Data block

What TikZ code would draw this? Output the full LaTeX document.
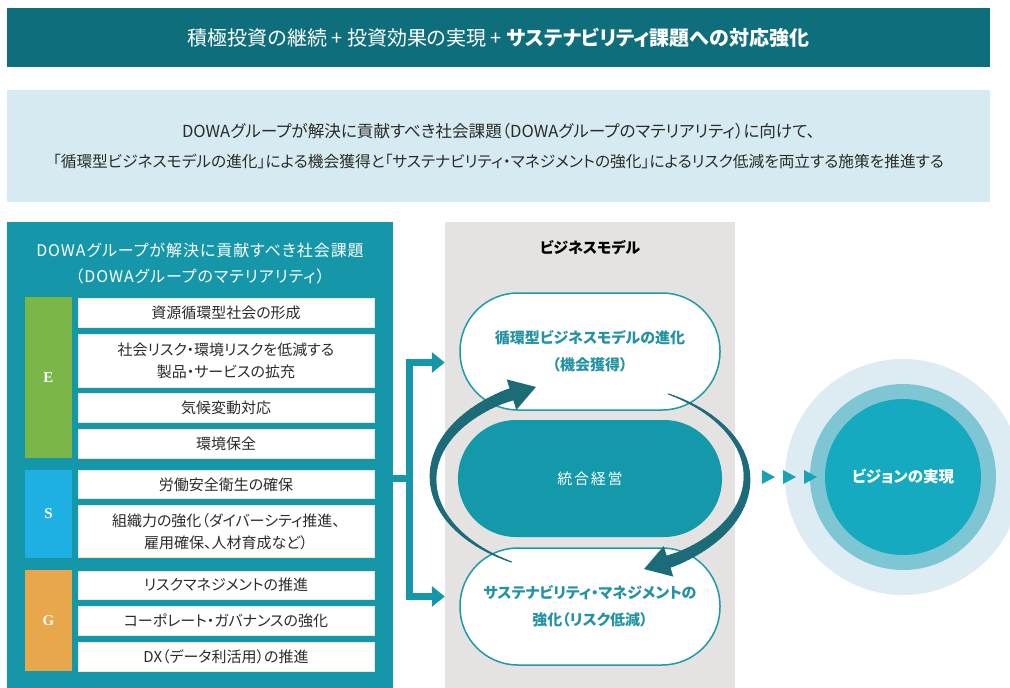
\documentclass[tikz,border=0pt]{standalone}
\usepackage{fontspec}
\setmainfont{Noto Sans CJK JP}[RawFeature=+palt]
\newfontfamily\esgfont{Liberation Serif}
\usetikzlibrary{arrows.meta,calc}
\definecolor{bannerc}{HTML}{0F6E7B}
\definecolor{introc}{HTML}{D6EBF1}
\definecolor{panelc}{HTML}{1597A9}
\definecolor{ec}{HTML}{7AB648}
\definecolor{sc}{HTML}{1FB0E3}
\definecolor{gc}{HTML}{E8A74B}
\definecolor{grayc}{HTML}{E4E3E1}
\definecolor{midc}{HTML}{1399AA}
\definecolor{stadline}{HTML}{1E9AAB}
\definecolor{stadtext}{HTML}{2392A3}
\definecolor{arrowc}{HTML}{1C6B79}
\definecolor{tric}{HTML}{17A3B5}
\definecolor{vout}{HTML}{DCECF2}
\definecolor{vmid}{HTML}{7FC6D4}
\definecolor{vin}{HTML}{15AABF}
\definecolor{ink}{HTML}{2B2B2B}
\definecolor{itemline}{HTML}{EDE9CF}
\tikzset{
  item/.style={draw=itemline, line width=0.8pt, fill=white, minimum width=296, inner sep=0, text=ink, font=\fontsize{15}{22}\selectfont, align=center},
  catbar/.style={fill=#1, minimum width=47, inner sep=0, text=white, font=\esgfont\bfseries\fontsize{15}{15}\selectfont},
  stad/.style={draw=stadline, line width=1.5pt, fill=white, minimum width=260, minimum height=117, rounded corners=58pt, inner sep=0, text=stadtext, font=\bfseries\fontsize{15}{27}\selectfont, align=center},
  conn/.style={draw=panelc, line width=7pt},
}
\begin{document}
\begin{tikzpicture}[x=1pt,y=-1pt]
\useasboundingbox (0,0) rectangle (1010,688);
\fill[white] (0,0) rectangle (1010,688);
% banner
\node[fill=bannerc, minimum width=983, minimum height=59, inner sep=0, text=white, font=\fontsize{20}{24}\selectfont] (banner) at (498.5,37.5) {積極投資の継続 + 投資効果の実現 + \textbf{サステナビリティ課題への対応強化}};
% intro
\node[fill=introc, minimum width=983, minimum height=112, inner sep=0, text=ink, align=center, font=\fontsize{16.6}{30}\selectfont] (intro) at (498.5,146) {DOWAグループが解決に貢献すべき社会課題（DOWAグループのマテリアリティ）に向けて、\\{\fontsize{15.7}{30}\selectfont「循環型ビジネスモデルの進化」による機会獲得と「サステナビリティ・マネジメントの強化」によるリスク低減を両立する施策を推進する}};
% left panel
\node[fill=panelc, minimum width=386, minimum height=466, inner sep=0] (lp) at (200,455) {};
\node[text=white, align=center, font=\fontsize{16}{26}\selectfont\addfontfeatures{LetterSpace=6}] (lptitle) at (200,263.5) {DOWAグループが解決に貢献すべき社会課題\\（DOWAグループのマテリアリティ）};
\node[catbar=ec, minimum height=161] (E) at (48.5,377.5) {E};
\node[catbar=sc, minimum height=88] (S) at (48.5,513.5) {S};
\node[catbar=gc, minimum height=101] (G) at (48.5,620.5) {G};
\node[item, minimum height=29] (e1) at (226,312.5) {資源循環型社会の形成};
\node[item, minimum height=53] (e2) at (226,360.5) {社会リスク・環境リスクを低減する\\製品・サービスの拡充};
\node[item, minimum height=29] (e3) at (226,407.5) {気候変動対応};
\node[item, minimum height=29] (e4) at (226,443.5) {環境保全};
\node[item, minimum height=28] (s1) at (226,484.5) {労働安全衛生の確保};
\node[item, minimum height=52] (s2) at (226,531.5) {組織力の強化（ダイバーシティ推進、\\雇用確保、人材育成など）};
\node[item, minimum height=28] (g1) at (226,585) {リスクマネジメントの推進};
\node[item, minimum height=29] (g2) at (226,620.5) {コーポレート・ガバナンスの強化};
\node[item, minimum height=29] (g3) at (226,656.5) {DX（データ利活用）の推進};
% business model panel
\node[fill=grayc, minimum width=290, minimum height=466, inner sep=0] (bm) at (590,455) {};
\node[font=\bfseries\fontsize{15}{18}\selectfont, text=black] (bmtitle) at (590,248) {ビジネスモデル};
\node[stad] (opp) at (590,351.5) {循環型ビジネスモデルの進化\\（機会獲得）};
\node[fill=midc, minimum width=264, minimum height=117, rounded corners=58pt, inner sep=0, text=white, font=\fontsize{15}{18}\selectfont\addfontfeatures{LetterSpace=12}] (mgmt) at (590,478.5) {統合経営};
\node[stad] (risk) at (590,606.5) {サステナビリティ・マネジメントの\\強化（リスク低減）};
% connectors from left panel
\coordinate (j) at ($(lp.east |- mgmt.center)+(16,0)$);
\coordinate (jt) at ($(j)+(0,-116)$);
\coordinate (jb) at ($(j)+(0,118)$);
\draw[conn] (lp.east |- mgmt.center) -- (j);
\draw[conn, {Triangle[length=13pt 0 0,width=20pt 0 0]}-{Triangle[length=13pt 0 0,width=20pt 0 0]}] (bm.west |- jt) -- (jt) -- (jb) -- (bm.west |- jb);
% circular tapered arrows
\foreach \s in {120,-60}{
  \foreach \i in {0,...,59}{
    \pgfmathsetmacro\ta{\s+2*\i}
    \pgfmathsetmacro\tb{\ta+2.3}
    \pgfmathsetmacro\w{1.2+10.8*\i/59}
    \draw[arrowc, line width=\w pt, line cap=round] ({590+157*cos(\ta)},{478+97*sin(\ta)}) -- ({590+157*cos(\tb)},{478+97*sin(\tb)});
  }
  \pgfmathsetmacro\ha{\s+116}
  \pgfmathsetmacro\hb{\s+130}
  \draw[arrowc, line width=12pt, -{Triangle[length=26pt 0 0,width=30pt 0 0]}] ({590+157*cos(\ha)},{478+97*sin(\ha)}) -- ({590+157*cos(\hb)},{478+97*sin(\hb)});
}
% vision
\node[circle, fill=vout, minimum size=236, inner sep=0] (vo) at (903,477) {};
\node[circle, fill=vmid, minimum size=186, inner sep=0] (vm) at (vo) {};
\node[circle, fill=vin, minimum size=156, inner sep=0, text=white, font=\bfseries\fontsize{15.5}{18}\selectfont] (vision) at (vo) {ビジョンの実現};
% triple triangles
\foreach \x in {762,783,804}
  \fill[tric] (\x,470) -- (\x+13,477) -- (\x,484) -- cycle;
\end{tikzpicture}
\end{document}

Exercise requirements
Extract the full listing above verbatim; pictures are to be left out of the copy.

Written reply
What TikZ code would draw this? Output the full LaTeX document.
\documentclass[tikz,border=0pt]{standalone}
\usepackage{fontspec}
\setmainfont{Noto Sans CJK JP}[RawFeature=+palt]
\newfontfamily\esgfont{Liberation Serif}
\usetikzlibrary{arrows.meta,calc}
\definecolor{bannerc}{HTML}{0F6E7B}
\definecolor{introc}{HTML}{D6EBF1}
\definecolor{panelc}{HTML}{1597A9}
\definecolor{ec}{HTML}{7AB648}
\definecolor{sc}{HTML}{1FB0E3}
\definecolor{gc}{HTML}{E8A74B}
\definecolor{grayc}{HTML}{E4E3E1}
\definecolor{midc}{HTML}{1399AA}
\definecolor{stadline}{HTML}{1E9AAB}
\definecolor{stadtext}{HTML}{2392A3}
\definecolor{arrowc}{HTML}{1C6B79}
\definecolor{tric}{HTML}{17A3B5}
\definecolor{vout}{HTML}{DCECF2}
\definecolor{vmid}{HTML}{7FC6D4}
\definecolor{vin}{HTML}{15AABF}
\definecolor{ink}{HTML}{2B2B2B}
\definecolor{itemline}{HTML}{EDE9CF}
\tikzset{
  item/.style={draw=itemline, line width=0.8pt, fill=white, minimum width=296, inner sep=0, text=ink, font=\fontsize{15}{22}\selectfont, align=center},
  catbar/.style={fill=#1, minimum width=47, inner sep=0, text=white, font=\esgfont\bfseries\fontsize{15}{15}\selectfont},
  stad/.style={draw=stadline, line width=1.5pt, fill=white, minimum width=260, minimum height=117, rounded corners=58pt, inner sep=0, text=stadtext, font=\bfseries\fontsize{15}{27}\selectfont, align=center},
  conn/.style={draw=panelc, line width=7pt},
}
\begin{document}
\begin{tikzpicture}[x=1pt,y=-1pt]
\useasboundingbox (0,0) rectangle (1010,688);
\fill[white] (0,0) rectangle (1010,688);
% banner
\node[fill=bannerc, minimum width=983, minimum height=59, inner sep=0, text=white, font=\fontsize{20}{24}\selectfont] (banner) at (498.5,37.5) {積極投資の継続 + 投資効果の実現 + \textbf{サステナビリティ課題への対応強化}};
% intro
\node[fill=introc, minimum width=983, minimum height=112, inner sep=0, text=ink, align=center, font=\fontsize{16.6}{30}\selectfont] (intro) at (498.5,146) {DOWAグループが解決に貢献すべき社会課題（DOWAグループのマテリアリティ）に向けて、\\{\fontsize{15.7}{30}\selectfont「循環型ビジネスモデルの進化」による機会獲得と「サステナビリティ・マネジメントの強化」によるリスク低減を両立する施策を推進する}};
% left panel
\node[fill=panelc, minimum width=386, minimum height=466, inner sep=0] (lp) at (200,455) {};
\node[text=white, align=center, font=\fontsize{16}{26}\selectfont\addfontfeatures{LetterSpace=6}] (lptitle) at (200,263.5) {DOWAグループが解決に貢献すべき社会課題\\（DOWAグループのマテリアリティ）};
\node[catbar=ec, minimum height=161] (E) at (48.5,377.5) {E};
\node[catbar=sc, minimum height=88] (S) at (48.5,513.5) {S};
\node[catbar=gc, minimum height=101] (G) at (48.5,620.5) {G};
\node[item, minimum height=29] (e1) at (226,312.5) {資源循環型社会の形成};
\node[item, minimum height=53] (e2) at (226,360.5) {社会リスク・環境リスクを低減する\\製品・サービスの拡充};
\node[item, minimum height=29] (e3) at (226,407.5) {気候変動対応};
\node[item, minimum height=29] (e4) at (226,443.5) {環境保全};
\node[item, minimum height=28] (s1) at (226,484.5) {労働安全衛生の確保};
\node[item, minimum height=52] (s2) at (226,531.5) {組織力の強化（ダイバーシティ推進、\\雇用確保、人材育成など）};
\node[item, minimum height=28] (g1) at (226,585) {リスクマネジメントの推進};
\node[item, minimum height=29] (g2) at (226,620.5) {コーポレート・ガバナンスの強化};
\node[item, minimum height=29] (g3) at (226,656.5) {DX（データ利活用）の推進};
% business model panel
\node[fill=grayc, minimum width=290, minimum height=466, inner sep=0] (bm) at (590,455) {};
\node[font=\bfseries\fontsize{15}{18}\selectfont, text=black] (bmtitle) at (590,248) {ビジネスモデル};
\node[stad] (opp) at (590,351.5) {循環型ビジネスモデルの進化\\（機会獲得）};
\node[fill=midc, minimum width=264, minimum height=117, rounded corners=58pt, inner sep=0, text=white, font=\fontsize{15}{18}\selectfont\addfontfeatures{LetterSpace=12}] (mgmt) at (590,478.5) {統合経営};
\node[stad] (risk) at (590,606.5) {サステナビリティ・マネジメントの\\強化（リスク低減）};
% connectors from left panel
\coordinate (j) at ($(lp.east |- mgmt.center)+(16,0)$);
\coordinate (jt) at ($(j)+(0,-116)$);
\coordinate (jb) at ($(j)+(0,118)$);
\draw[conn] (lp.east |- mgmt.center) -- (j);
\draw[conn, {Triangle[length=13pt 0 0,width=20pt 0 0]}-{Triangle[length=13pt 0 0,width=20pt 0 0]}] (bm.west |- jt) -- (jt) -- (jb) -- (bm.west |- jb);
% circular tapered arrows
\foreach \s in {120,-60}{
  \foreach \i in {0,...,59}{
    \pgfmathsetmacro\ta{\s+2*\i}
    \pgfmathsetmacro\tb{\ta+2.3}
    \pgfmathsetmacro\w{1.2+10.8*\i/59}
    \draw[arrowc, line width=\w pt, line cap=round] ({590+157*cos(\ta)},{478+97*sin(\ta)}) -- ({590+157*cos(\tb)},{478+97*sin(\tb)});
  }
  \pgfmathsetmacro\ha{\s+116}
  \pgfmathsetmacro\hb{\s+130}
  \draw[arrowc, line width=12pt, -{Triangle[length=26pt 0 0,width=30pt 0 0]}] ({590+157*cos(\ha)},{478+97*sin(\ha)}) -- ({590+157*cos(\hb)},{478+97*sin(\hb)});
}
% vision
\node[circle, fill=vout, minimum size=236, inner sep=0] (vo) at (903,477) {};
\node[circle, fill=vmid, minimum size=186, inner sep=0] (vm) at (vo) {};
\node[circle, fill=vin, minimum size=156, inner sep=0, text=white, font=\bfseries\fontsize{15.5}{18}\selectfont] (vision) at (vo) {ビジョンの実現};
% triple triangles
\foreach \x in {762,783,804}
  \fill[tric] (\x,470) -- (\x+13,477) -- (\x,484) -- cycle;
\end{tikzpicture}
\end{document}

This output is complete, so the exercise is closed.